Au-delà des difficultés matérielles, le poids de la stigmatisation liée au VIH cloître souvent les mères dans une solitude affective oppressante. « Beaucoup de mères vivent avec un sentiment de honte, ne serait-ce qu’à cause de la manière dont elles nourrissent leur enfant », a expliqué le docteur Bongo.
Pour réduire le risque de transmission du virus à l’enfant, il est recommandé aux femmes séropositives qui le peuvent d’éviter de nourrir leur enfant au sein, ou en tout cas pas au-delà de six mois, un renoncement qui donne souvent aux mères « l’impression qu’on les ampute de quelque chose », dans un contexte social où l’allaitement confère à la femme sa dignité de mère, a constaté la psychologue.
« Les mères séropositives se sentent aussi coupables à l’égard de leur enfant », poursuit-elle. « Et cette culpabilité est énorme. Elles vivent avec l’idée qu’elles peuvent transmettre la maladie à l’enfant, certaines ont l’impression de donner la mort à leur bébé ».
Toutes ces sensations, Marie les connaît bien, mais elle continue de se battre.
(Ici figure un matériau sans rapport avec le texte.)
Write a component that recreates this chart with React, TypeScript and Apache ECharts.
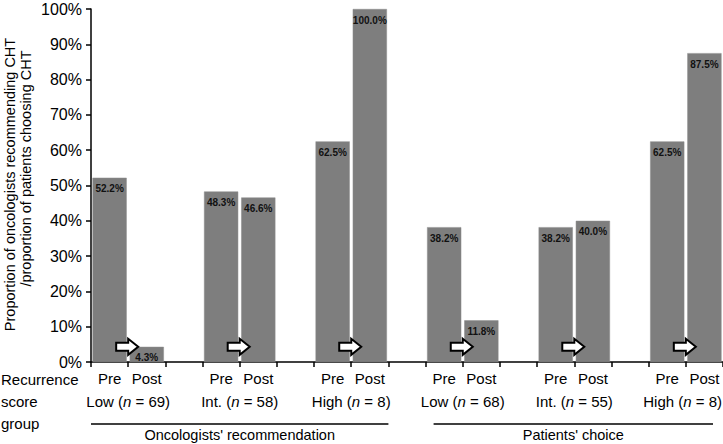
import React, { useEffect, useRef } from "react";
import * as echarts from "echarts";

const groupNames = ["Low", "Int.", "High", "Low", "Int.", "High"];
const groupN = [69, 58, 8, 68, 55, 8];
const preValues = [52.2, 48.3, 62.5, 38.2, 38.2, 62.5];
const postValues = [4.3, 46.6, 100.0, 11.8, 40.0, 87.5];
const sections = ["Oncologists' recommendation", "Patients' choice"];
const sectionGroups = [[0, 1, 2], [3, 4, 5]];
const stageLabels = ["Pre", "Post"];
const yTicks = [0, 10, 20, 30, 40, 50, 60, 70, 80, 90, 100];
const rowTitle = ["Recurrence", "score", "group"];
const yTitle = ["Proportion of oncologists recommending CHT", "/proportion of patients choosing CHT"];

const FONT = "'Liberation Sans', Arial, Helvetica, sans-serif";

export default function App() {
  const ref = useRef<HTMLDivElement>(null);
  useEffect(() => {
    if (!ref.current) return;
    const chart = echarts.init(ref.current, undefined, { renderer: "svg" });

    const cats: string[] = [];
    const vals: (number | null)[] = [];
    groupNames.forEach((g, i) => {
      cats.push(`Pre-${i}`);
      vals.push(preValues[i]);
      cats.push(`Post-${i}`);
      vals.push(postValues[i]);
      if (i < groupNames.length - 1) {
        cats.push(`gap-${i}`);
        vals.push(null);
      }
    });

    chart.setOption({
      animation: false,
      textStyle: { fontFamily: FONT },
      grid: { left: 91, right: 0, top: 9, bottom: 82 },
      xAxis: {
        type: "category",
        data: cats,
        boundaryGap: true,
        axisLine: { lineStyle: { color: "#000", width: 1.5 } },
        axisTick: { show: true, interval: 0, length: 5, lineStyle: { color: "#000", width: 1.5 } },
        axisLabel: {
          interval: 0,
          margin: 9,
          color: "#000",
          fontSize: 15,
          fontFamily: FONT,
          formatter: (v: string) => (v.startsWith("Pre") ? stageLabels[0] : v.startsWith("Post") ? stageLabels[1] : ""),
        },
        splitLine: { show: false },
      },
      yAxis: {
        type: "value",
        min: yTicks[0],
        max: yTicks[yTicks.length - 1],
        interval: 10,
        axisLine: { show: true, lineStyle: { color: "#000", width: 1.5 } },
        axisTick: { show: true, length: 5, lineStyle: { color: "#000", width: 1.5 } },
        axisLabel: { color: "#000", fontSize: 16, margin: 9, fontFamily: FONT, formatter: "{value}%" },
        splitLine: { show: false },
      },
      series: [
        {
          type: "bar",
          data: vals,
          barCategoryGap: "8%",
          itemStyle: { color: "#7e7e7e", borderColor: "#8c8c8c", borderWidth: 0.5 },
          label: {
            show: true,
            position: "insideTop",
            distance: 6,
            color: "#111",
            fontSize: 10,
            fontWeight: "bold",
            fontFamily: FONT,
            formatter: (p: any) => (p.value == null ? "" : Number(p.value).toFixed(1) + "%"),
          },
        },
      ],
    });

    const px = (idx: number, v: number) => chart.convertToPixel({ gridIndex: 0 }, [idx, v]) as number[];
    const axisY = px(0, 0)[1];
    const slotW = px(1, 0)[0] - px(0, 0)[0];
    const chartW = chart.getWidth();
    const graphics: any[] = [];

    groupNames.forEach((g, i) => {
      const preIdx = cats.indexOf(`Pre-${i}`);
      const postIdx = cats.indexOf(`Post-${i}`);
      const bx = (px(preIdx, 0)[0] + px(postIdx, 0)[0]) / 2;
      const cy = px(preIdx, 4.3)[1];
      const cx = bx - 1;
      const pts = [
        [-11, -4], [1, -4], [1, -8], [11, 0], [1, 8], [1, 4], [-11, 4],
      ].map(([x, y]) => [cx + x, cy + y]);
      graphics.push({
        type: "polygon",
        shape: { points: pts },
        style: { fill: "#fff", stroke: "#000", lineWidth: 2 },
        z: 10,
      });
      const estW = 80;
      const fits = bx + estW / 2 <= chartW - 1;
      graphics.push({
        type: "text",
        x: fits ? bx : chartW - 1,
        y: axisY + 39,
        style: {
          text: `{r|${g} (}{i|n}{r| = ${groupN[i]})}`,
          align: fits ? "center" : "right",
          verticalAlign: "middle",
          rich: {
            r: { fontSize: 15, fontFamily: FONT, fill: "#000" },
            i: { fontSize: 15, fontFamily: FONT, fontStyle: "italic", fill: "#000" },
          },
        },
      });
    });

    sections.forEach((s, k) => {
      const gs = sectionGroups[k];
      const first = cats.indexOf(`Pre-${gs[0]}`);
      const last = cats.indexOf(`Post-${gs[gs.length - 1]}`);
      let x1 = px(first, 0)[0] - slotW / 2;
      let x2 = px(last, 0)[0] + slotW / 2;
      if (k === 1) {
        x1 += 8;
        x2 -= 10;
      }
      const ly = axisY + 62;
      graphics.push({
        type: "line",
        shape: { x1, y1: ly, x2, y2: ly },
        style: { stroke: "#000", lineWidth: 1.5 },
      });
      graphics.push({
        type: "text",
        x: (x1 + x2) / 2,
        y: ly + 11,
        style: { text: s, font: `14.5px ${FONT}`, fill: "#000", align: "center", verticalAlign: "middle" },
      });
    });

    rowTitle.forEach((t, j) => {
      graphics.push({
        type: "text",
        x: 1,
        y: axisY + 17 + j * 22,
        style: { text: t, font: `15px ${FONT}`, fill: "#000", align: "left", verticalAlign: "middle" },
      });
    });

    const topY = px(0, 100)[1];
    const midY = (axisY + topY) / 2;
    graphics.push({
      type: "text",
      x: 10,
      y: midY - 1,
      rotation: Math.PI / 2,
      style: { text: yTitle[0], font: `14.5px ${FONT}`, fill: "#000", align: "center", verticalAlign: "middle" },
    });
    graphics.push({
      type: "text",
      x: 26,
      y: midY - 17,
      rotation: Math.PI / 2,
      style: { text: yTitle[1], font: `14.5px ${FONT}`, fill: "#000", align: "center", verticalAlign: "middle" },
    });

    chart.setOption({ graphic: graphics });

    return () => chart.dispose();
  }, []);

  return (
    <div
      ref={ref}
      style={{ position: "fixed", left: 0, top: 0, width: 723, height: 444, background: "#fff" }}
    />
  );
}
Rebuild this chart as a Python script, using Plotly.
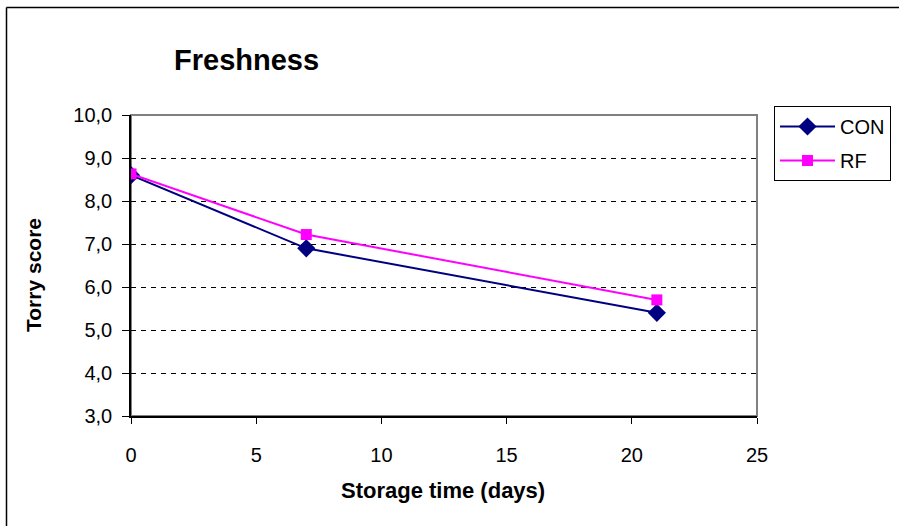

Depuis la naissance de son fils elle suit son traitement à la lettre, envers et contre tout, malgré toutes les fois où elle a mal au ventre ou se sent affaiblie, car le jeu en vaut la chandelle.
« Je veux vivre pour le voir grandir, pour lui en parler », a-t-elle dit. « Et peut être qu’un jour quand je serai vieille, c’est lui qui me dira, ‘tiens maman, voilà tes médicaments’ ».